Using the listing below, report all lines holding the word "this".

• DATASET EXTRACT
- - - - - - -
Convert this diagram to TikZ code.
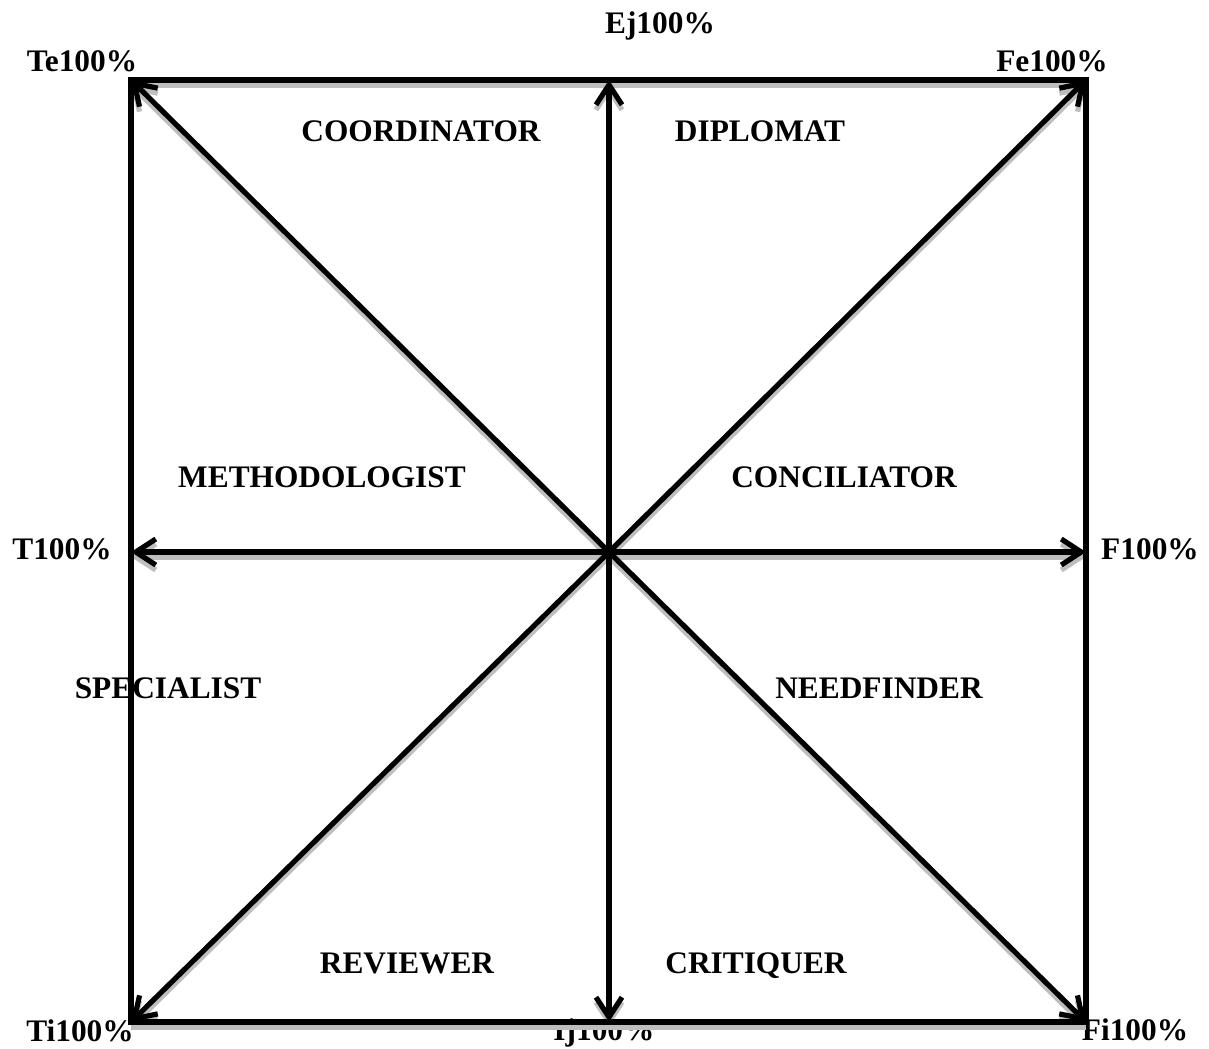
\documentclass[tikz,border=0pt]{standalone}
\usepackage{fontspec}
\setmainfont{Liberation Serif}
\usepackage{tikz}
\usetikzlibrary{arrows.meta}
\definecolor{tmline}{HTML}{000000}
\definecolor{tmshade}{HTML}{BEBEBE}
\tikzset{
  tmrole/.style = {font=\fontsize{22.3}{25}\selectfont\bfseries, inner sep=0pt,
                   anchor=base},
  tmpole/.style = {tmrole},
  tmbox/.style  = {draw=tmline, line width=1.3mm, line join=miter},
  tmarr/.style  = {draw=tmline, line width=1.3mm,
                   -{Straight Barb[length=5mm, width=6.5mm]}},
  tmshd/.style  = {draw=tmshade, line width=1.3mm},
}

\begin{document}
\begin{tikzpicture}[x=0.025cm, y=-0.025cm]
        \useasboundingbox (0,0) rectangle (1209,1048);

        % corners, mid-sides and centre of the grid
        \coordinate (c)  at (609,552);
        \coordinate (te) at (131,80);
        \coordinate (ej) at (609,80);
        \coordinate (fe) at (1086,80);
        \coordinate (t)  at (131,552);
        \coordinate (f)  at (1086,552);
        \coordinate (ti) at (131,1022);
        \coordinate (ij) at (609,1022);
        \coordinate (fi) at (1086,1022);

        % pole labels
        \node[tmpole] (lej) at (660,33)   {Ej100\%};
        \node[tmpole] (lte) at (82,71)    {Te100\%};
        \node[tmpole] (lfe) at (1052,71)  {Fe100\%};
        \node[tmpole] (lt)  at (62,559)   {T100\%};
        \node[tmpole] (lf)  at (1150,559) {F100\%};
        \node[tmpole] (lti) at (80,1041)  {Ti100\%};
        \node[tmpole] (lij) at (604,1040) {Ij100\%};
        \node[tmpole] (lfi) at (1135,1040) {Fi100\%};

        % role labels
        \node[tmrole] (coord) at (421,141) {COORDINATOR};
        \node[tmrole] (dipl)  at (760,141) {DIPLOMAT};
        \node[tmrole] (meth)  at (322,487) {METHODOLOGIST};
        \node[tmrole] (conc)  at (844,487) {CONCILIATOR};
        \node[tmrole] (spec)  at (168,698) {SPECIALIST};
        \node[tmrole] (need)  at (879,698) {NEEDFINDER};
        \node[tmrole] (rev)   at (407,973) {REVIEWER};
        \node[tmrole] (crit)  at (756,973) {CRITIQUER};

        % drop shadow
        \begin{scope}[transform canvas={shift={(0,5)}}]
          \draw[tmshd] (te) -- (fe) (ti) -- (fi);
          \foreach \e in {te,ej,fe,t,f,ti,ij,fi}
            \draw[tmshd, -{Straight Barb[length=5mm, width=6.5mm]}] (c) -- (\e);
        \end{scope}

        \draw[tmbox] (te) rectangle (fi);
        \foreach \e in {te,ej,fe,t,f,ti,ij,fi}
          \draw[tmarr] (c) -- (\e);
    \end{tikzpicture}
\end{document}
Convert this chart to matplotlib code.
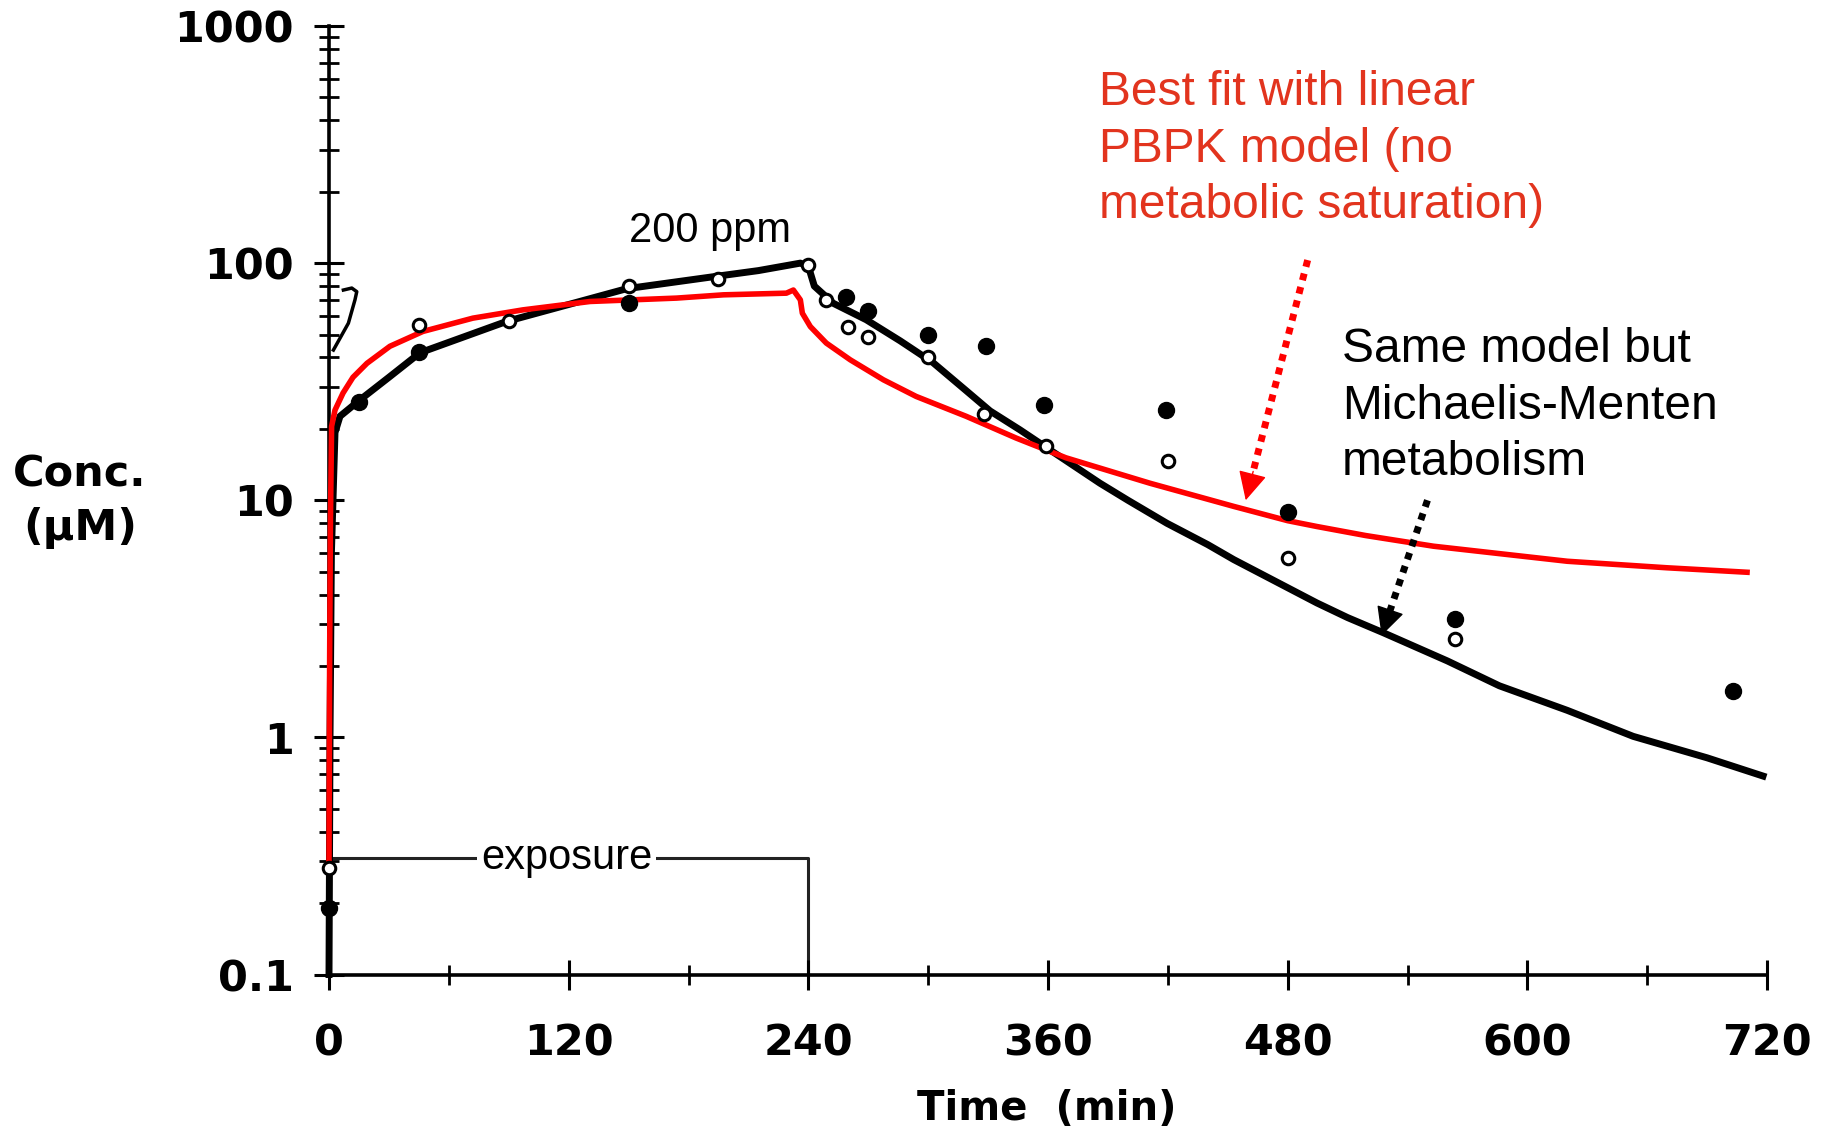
import numpy as np
import matplotlib.pyplot as plt
from matplotlib.ticker import FixedLocator, LogLocator, NullFormatter

# Michaelis-Menten model curve (time in min, concentration in uM)
t_mm = [0, 0.5, 1.2, 3, 5.5, 15.5, 30, 45.6, 89, 149, 194, 215, 236, 240, 243,
        252.5, 269, 286, 302.5, 319, 331, 346, 361, 386, 400, 419.5, 440, 453,
        494.6, 510, 528, 560, 586, 620, 653, 690, 718]
c_mm = [0.1, 1, 6, 19.3, 22.6, 26.5, 33, 41.9, 56.8, 78, 88, 93, 100, 97, 80,
        67.7, 57.7, 47, 38, 29, 23.8, 19.8, 16.3, 11.8, 10.0, 8.0, 6.5, 5.62,
        3.69, 3.2, 2.76, 2.1, 1.65, 1.30, 1.01, 0.82, 0.687]

# linear PBPK model curve
t_lin = [0, 0.3, 0.7, 1.3, 3, 7, 12, 19, 30.5, 47, 72, 97, 130.7, 174, 197.5,
         229, 232.5, 236, 237, 241, 249, 261, 277.6, 294, 319, 344, 369, 411,
         453, 480, 494.6, 519, 553, 620, 670, 710]
c_lin = [0.3, 2, 8, 20.5, 24, 28.3, 33, 37.8, 44.6, 51.5, 58.6, 63.5, 68.9,
         71.2, 73.5, 74.7, 77, 70, 61.5, 54, 46, 39.1, 32.2, 27.4, 22.6, 18.3,
         15.1, 11.8, 9.42, 8.2, 7.75, 7.1, 6.4, 5.53, 5.19, 4.97]

# thin curve close to the axis at the start of exposure
t_early = [2.2, 9.7, 13, 13.9, 11.4, 7.2]
c_early = [43, 55.8, 70, 75.8, 78.5, 77]

# measured concentrations
t_open = [0, 45, 90, 150, 195, 240, 249, 260, 270, 300, 328, 359, 420, 480, 564]
c_open = [0.28, 55, 57, 80, 86, 98, 70, 54, 49, 40, 23, 17, 14.6, 5.7, 2.6]
t_filled = [0, 15, 45, 150, 259, 270, 300, 329, 358, 419, 480, 564, 703]
c_filled = [0.19, 26, 42, 68, 72, 63, 50, 44.6, 25.3, 24, 8.9, 3.16, 1.57]

# exposure bar
exposure_start = 0
exposure_end = 240
exposure_level = 0.31

x_ticks = [0, 120, 240, 360, 480, 600, 720]
x_minor = [60, 180, 300, 420, 540, 660]
y_ticks = [0.1, 1, 10, 100, 1000]
y_tick_labels = ['0.1', '1', '10', '100', '1000']

RED = '#ff0000'
TEXT_RED = '#e2341e'
SANS = 'Liberation Sans'

fig = plt.figure(figsize=(18.37, 11.35), dpi=100)
ax = fig.add_axes([0.1791, 0.1414, 0.7828, 0.8357])

ax.set_yscale('log')
ax.set_xlim(0, 720)
ax.set_ylim(0.1, 1000)

# exposure period
ax.plot([exposure_start, exposure_end, exposure_end],
        [exposure_level, exposure_level, 0.1], color='#222222', lw=2.2, zorder=1)
ax.text((exposure_start + exposure_end) / 2 - 1, exposure_level, 'exposure',
        ha='center', va='center', fontsize=30, family=SANS, zorder=2,
        bbox=dict(facecolor='white', edgecolor='none', pad=3))

ax.plot(t_early, c_early, color='black', lw=2.5, zorder=3)
ax.plot(t_mm, c_mm, color='black', lw=5, zorder=3, clip_on=False,
        solid_joinstyle='round')
ax.plot(t_lin, c_lin, color=RED, lw=4, zorder=4, clip_on=False,
        solid_joinstyle='round')

ax.plot(t_open, c_open, 'o', ms=9, mfc='white', mec='black', mew=2.2,
        zorder=5, clip_on=False)
ax.plot(t_filled, c_filled, 'o', ms=11.5, color='black', zorder=5, clip_on=False)

ax.text(150, 123, '200 ppm', fontsize=30, family=SANS, va='baseline')


def dotted_arrow(start, tip, color):
    # dotted shaft, then a solid head on the last stretch
    (ts, cs), (tt, ct) = start, tip
    f = 0.88
    tm = ts + f * (tt - ts)
    cm = 10 ** (np.log10(cs) + f * (np.log10(ct) - np.log10(cs)))
    ax.plot([ts, tm], [cs, cm], color=color, lw=5, linestyle=(0, (1, 1)),
            dash_capstyle='butt', zorder=6)
    ax.annotate('', xy=(tt, ct), xytext=(tm, cm), zorder=6,
                arrowprops=dict(arrowstyle='-|>,head_length=0.9,head_width=0.45',
                                mutation_scale=20, color=color, lw=1,
                                shrinkA=0, shrinkB=0))


dotted_arrow((490, 103), (459, 10), RED)
dotted_arrow((550, 10), (527, 2.69), 'black')

# axes styling
for side in ['top', 'right']:
    ax.spines[side].set_visible(False)
for side in ['left', 'bottom']:
    ax.spines[side].set_linewidth(2.6)

ax.xaxis.set_major_locator(FixedLocator(x_ticks))
ax.xaxis.set_minor_locator(FixedLocator(x_minor))
ax.yaxis.set_major_locator(FixedLocator(y_ticks))
ax.yaxis.set_minor_locator(LogLocator(base=10, subs=np.arange(2, 10)))
ax.yaxis.set_minor_formatter(NullFormatter())
ax.set_yticklabels(y_tick_labels)

ax.tick_params(axis='both', which='major', direction='inout', length=21,
               width=2.2, labelsize=31)
ax.tick_params(axis='both', which='minor', direction='inout', length=15,
               width=2)
ax.tick_params(axis='x', which='major', pad=24)
ax.tick_params(axis='y', which='major', pad=15)
for lab in ax.get_xticklabels() + ax.get_yticklabels():
    lab.set_fontweight('bold')

fig.text(80 / 1837, 1 - 501 / 1135, 'Conc.\n(μM)', ha='center', va='center',
         fontsize=31, fontweight='bold', linespacing=1.35)
fig.text(1047 / 1837, 1 - 1109 / 1135, 'Time  (min)', ha='center', va='center',
         fontsize=29, fontweight='bold')

fig.text(1099 / 1837, 1 - 70 / 1135,
         'Best fit with linear\nPBPK model (no\nmetabolic saturation)',
         ha='left', va='top', fontsize=34.5, family=SANS, color=TEXT_RED,
         linespacing=1.33)
fig.text(1342 / 1837, 1 - 327 / 1135,
         'Same model but\nMichaelis-Menten\nmetabolism',
         ha='left', va='top', fontsize=34.5, family=SANS, color='black',
         linespacing=1.33)

fig.savefig('out.png', dpi=100, facecolor='white')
- - - - - - -
• FINISHED ANSWER
Convert this diagram to TikZ code.
Convert this chart to matplotlib code.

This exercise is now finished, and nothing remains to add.